After having taught food technology for 7 years, both in NZ and the UK, Andrea realised that she wanted to study further in Food Science and again returned to the University of Otago to complete a Diploma for Graduates in Food Science, with the aim to do postgraduate study. She then completed her BSc (Hons) in Food Science in 2016 (13 years after finishing her first BSc) and this has finally enabled Andrea to enter the PhD program. She is fascinated by the perception of food and it's relationship with people, how different aspects and senses interact and how this leads to that final perceptual outcome.
Her varied study and career pathway has also involved Andrea gaining qualifications as a chef and a ski instructor, which allowed her to live in Canada and the USA for short periods of time.
Ideally, she would like to continue in academia after she finishes her PhD, as it would involve two things that she particularly enjoys – her own learning and teaching others.
Outside of University Andrea still continues to ski, but does not instruct anymore. She also runs, plays squash and enjoys photography both of the amazing New Zealand landscape and while she travels.She has her own blog 'Restless kiwi' which includes her photography but will also include her travel stories and food experiences while traveling.

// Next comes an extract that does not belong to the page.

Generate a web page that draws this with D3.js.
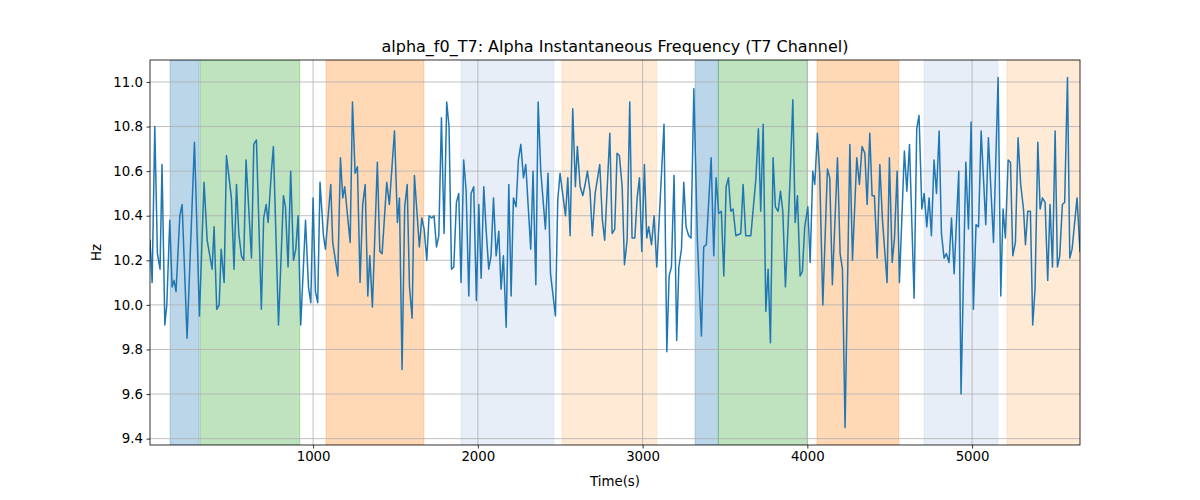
<!DOCTYPE html>
<html><head><meta charset="utf-8">
<script src="https://cdn.jsdelivr.net/npm/d3@7"></script>
<style>body{margin:0;background:#fff;} svg{display:block;font-family:"DejaVu Sans",sans-serif;}</style>
</head><body>
<svg id="chart" width="1200" height="500"></svg>
<script>
const times = [10,23,39,55,71,83,100,112,130,144,156,168,191,205,235,280,310,338,357,387,399,415,430,442,460,474,504,520,535,549,565,579,593,626,640,656,686,700,715,
727,747,759,790,820,832,848,864,881,895,909,925,954,972,986,1000,1014,1028,1042,1063,1075,1107,1119,1150,1166,1180,1192,1225,1239,1255,1269,1285,1301,1316,1332,1344,1360,1390,1405,1419,
1447,1463,1494,1512,1524,1540,1556,1571,1585,1601,1615,1645,1660,1674,1690,1704,1720,1734,1749,1763,1779,1795,1811,1825,1840,1854,1870,1884,1898,1914,1929,1945,1959,1975,1991,2006,2020,2036,2050,2066,2080,2095,2111,
2127,2141,2155,2172,2188,2202,2216,2232,2246,2261,2277,2291,2305,2321,2335,2352,2366,2382,2410,2426,2441,2471,2485,2499,2532,2546,2560,2576,2592,2604,2621,2637,2651,2665,2681,2695,2712,2740,2756,2770,2801,2815,
2831,2845,2859,2876,2890,2906,2922,2936,2953,2967,2981,2995,3011,3025,3037,3054,3070,3086,3130,3147,3161,3175,3191,3207,3220,3236,3250,3264,3280,3294,3311,3333,3357,3371,3387,3416,3432,3446,3462,3478,3493,3507,3521,
3535,3549,3566,3596,3610,3626,3657,3687,3703,3717,3732,3748,3762,3776,3792,3806,3823,3837,3851,3867,3895,3912,3926,3940,3956,3970,3984,4003,4017,4033,4045,4061,4075,4094,4122,4136,4152,4183,4199,4213,4229,
4258,4274,4300,4316,4332,4349,4363,4379,4393,4407,4424,4440,4456,4484,4498,4515,4529,4545,4559,4589,4604,4620,4648,4664,4678,4695,4709,4725,4739,4753,4769,4784,4800,4814,4830,4844,4860,4875,4891,4919,4933,
4962,4978,4994,5008,5024,5039,5055,5083,5099,5130,5158,5174,5188,5202,5219,5233,5247,5263,5279,5295,5312,5324,5338,5354,5368,5382,5399,5413,5427,5443,5459,5473,5488,5504,5518,5532,5548,5562,5579,5593,5607,5637,5655];

const values = [10.29,10.10,10.80,10.23,10.16,10.63,9.91,10.00,10.38,10.08,10.11,10.06,10.40,10.45,9.85,10.73,9.95,10.55,10.29,10.16,10.35,9.98,10.00,10.25,10.10,10.67,10.48,10.16,10.54,10.32,10.22,10.20,10.65,10.21,10.72,10.74,9.98,10.39,10.45,
10.37,10.60,10.71,9.91,10.49,10.44,10.17,10.60,10.20,10.25,10.40,9.91,10.38,10.08,10.01,10.48,10.06,10.01,10.55,10.31,10.25,10.54,10.28,10.13,10.66,10.48,10.53,10.28,10.91,10.59,10.62,10.10,10.45,10.54,10.04,10.22,9.99,10.64,10.24,10.23,
10.55,10.45,10.78,10.37,10.48,9.71,10.44,10.54,10.08,9.94,10.58,10.26,10.39,10.34,10.20,10.40,10.39,10.40,10.26,10.31,10.84,10.32,10.91,10.80,10.16,10.17,10.46,10.50,10.10,10.65,10.51,10.04,10.50,10.53,10.02,10.45,10.12,10.53,10.34,10.16,10.22,10.48,10.22,
10.33,10.07,10.22,9.90,10.54,10.04,10.48,10.44,10.65,10.72,10.57,10.63,10.45,10.25,10.60,10.09,10.91,10.60,10.34,10.59,10.14,9.95,10.47,10.59,10.40,10.57,10.31,10.88,10.53,10.71,10.53,10.49,10.54,10.60,10.51,10.31,10.50,10.63,10.38,10.29,10.77,10.32,
10.34,10.68,10.67,10.53,10.18,10.29,10.91,10.30,10.30,10.48,10.57,10.24,10.63,10.30,10.35,10.27,10.40,10.17,10.81,9.79,10.13,10.17,10.58,9.84,10.17,10.25,10.55,10.35,10.31,10.30,10.97,10.28,9.86,10.26,10.27,10.66,10.22,10.57,10.41,10.42,10.13,10.53,10.57,
10.42,10.43,10.31,10.32,10.54,10.31,10.31,10.56,10.79,10.42,10.81,9.97,10.16,9.83,10.66,10.44,10.42,10.51,10.42,10.08,10.56,10.92,10.37,10.49,10.13,10.15,10.35,10.44,10.19,10.60,10.54,10.77,10.59,10.00,10.61,10.57,10.09,10.66,10.23,10.16,9.45,
10.72,10.20,10.66,10.54,10.71,10.68,10.45,10.77,10.49,10.49,10.21,10.63,10.38,10.10,10.66,10.19,10.30,10.60,10.10,10.69,10.51,10.72,10.03,10.79,10.85,10.43,10.50,10.35,10.48,10.31,10.65,10.50,10.78,10.32,10.21,10.23,10.19,10.39,10.14,10.60,9.60,
10.64,10.34,10.82,9.98,10.36,10.35,10.78,10.36,10.75,10.28,11.02,10.04,10.43,10.30,10.65,10.64,10.22,10.28,10.75,10.54,10.43,10.27,10.42,10.42,9.91,10.07,10.73,10.43,10.48,10.46,10.11,10.45,10.17,10.78,10.17,10.22,10.45,10.46,11.02,10.21,10.25,10.48,10.24];

const spanStarts = [132, 314, 1079, 1898, 2511, 3319, 3460, 4059, 4709, 5212];
const spanEnds   = [308, 919, 1672, 2461, 3086, 3460, 4000, 4555, 5156, 5700];
const spanColors = ["#1f77b4","#2ca02c","#ff7f0e","#aec7e8","#ffbb78","#1f77b4","#2ca02c","#ff7f0e","#aec7e8","#ffbb78"];

const xTicks = [1000, 2000, 3000, 4000, 5000];
const yTicks = [9.4, 9.6, 9.8, 10.0, 10.2, 10.4, 10.6, 10.8, 11.0];

const titleText = "alpha_f0_T7: Alpha Instantaneous Frequency (T7 Channel)";
const xLabel = "Time(s)";
const yLabel = "Hz";

const W = 1200, H = 500;
const m = {left: 150, right: 120, top: 60, bottom: 55};
const iw = W - m.left - m.right, ih = H - m.top - m.bottom;

const svg = d3.select("#chart");
const g = svg.append("g").attr("transform", `translate(${m.left},${m.top})`);

const x = d3.scaleLinear().domain(d3.extent(times)).range([0, iw]);
const [vmin, vmax] = d3.extent(values);
const pad = (vmax - vmin) * 0.05;
const y = d3.scaleLinear().domain([vmin - pad, vmax + pad]).range([ih, 0]);

g.append("defs").append("clipPath").attr("id", "clip")
  .append("rect").attr("width", iw).attr("height", ih);

const plot = g.append("g").attr("clip-path", "url(#clip)");

// spans
plot.selectAll("rect.span").data(spanStarts.map((s, i) => ({s, e: spanEnds[i], c: spanColors[i]})))
  .enter().append("rect").attr("class", "span")
  .attr("x", d => x(d.s)).attr("width", d => x(d.e) - x(d.s))
  .attr("y", 0).attr("height", ih)
  .attr("fill", d => d.c).attr("fill-opacity", 0.3)
  .attr("stroke", d => d.c).attr("stroke-opacity", 0.3).attr("stroke-width", 1);

// grid
plot.selectAll("line.gx").data(xTicks).enter().append("line")
  .attr("x1", d => x(d)).attr("x2", d => x(d)).attr("y1", 0).attr("y2", ih)
  .attr("stroke", "#b0b0b0").attr("stroke-width", 0.8);
plot.selectAll("line.gy").data(yTicks).enter().append("line")
  .attr("y1", d => y(d)).attr("y2", d => y(d)).attr("x1", 0).attr("x2", iw)
  .attr("stroke", "#b0b0b0").attr("stroke-width", 0.8);

// line
const line = d3.line().x((d, i) => x(times[i])).y(d => y(d));
plot.append("path").datum(values).attr("d", line)
  .attr("fill", "none").attr("stroke", "#1f77b4").attr("stroke-width", 1.5)
  .attr("stroke-linejoin", "round").attr("stroke-linecap", "square");

// axes
const xAxis = d3.axisBottom(x).tickValues(xTicks).tickFormat(d3.format("d")).tickSize(3.5).tickPadding(3.5);
const yAxis = d3.axisLeft(y).tickValues(yTicks).tickFormat(d3.format(".1f")).tickSize(3.5).tickPadding(3.5);

const gx = g.append("g").attr("transform", `translate(0,${ih})`).call(xAxis);
const gy = g.append("g").call(yAxis);
[gx, gy].forEach(a => {
  a.select(".domain").remove();
  a.selectAll(".tick line").attr("stroke", "#000").attr("stroke-width", 0.8);
  a.selectAll(".tick text").attr("fill", "#000").style("font-size", "13.33px").style("font-family", "DejaVu Sans");
});

// frame
g.append("rect").attr("width", iw).attr("height", ih).attr("fill", "none")
  .attr("stroke", "#000").attr("stroke-width", 0.8);

// title & labels
svg.append("text").attr("x", m.left + iw / 2).attr("y", 52).attr("text-anchor", "middle")
  .style("font-size", "16px").attr("fill", "#000").text(titleText);
svg.append("text").attr("x", m.left + iw / 2).attr("y", 486).attr("text-anchor", "middle")
  .style("font-size", "13.33px").attr("fill", "#000").text(xLabel);
svg.append("text").attr("transform", `translate(101,${m.top + ih / 2}) rotate(-90)`).attr("text-anchor", "middle")
  .style("font-size", "13.33px").attr("fill", "#000").text(yLabel);
</script>
</body></html>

Salt reduction in processed food products is an area of great interest due to the health implications of high salt diets. Through the process of fermentation, sourdough creates bread with a complex sensory profile. Understanding of this complexity provides an ideal food model for fundamental research into the sensory interactions of flavour perception. This increased understanding of sensory interactions can be applied to the challenge of decreasing salt content of bread in particular and further to processed food products as a whole.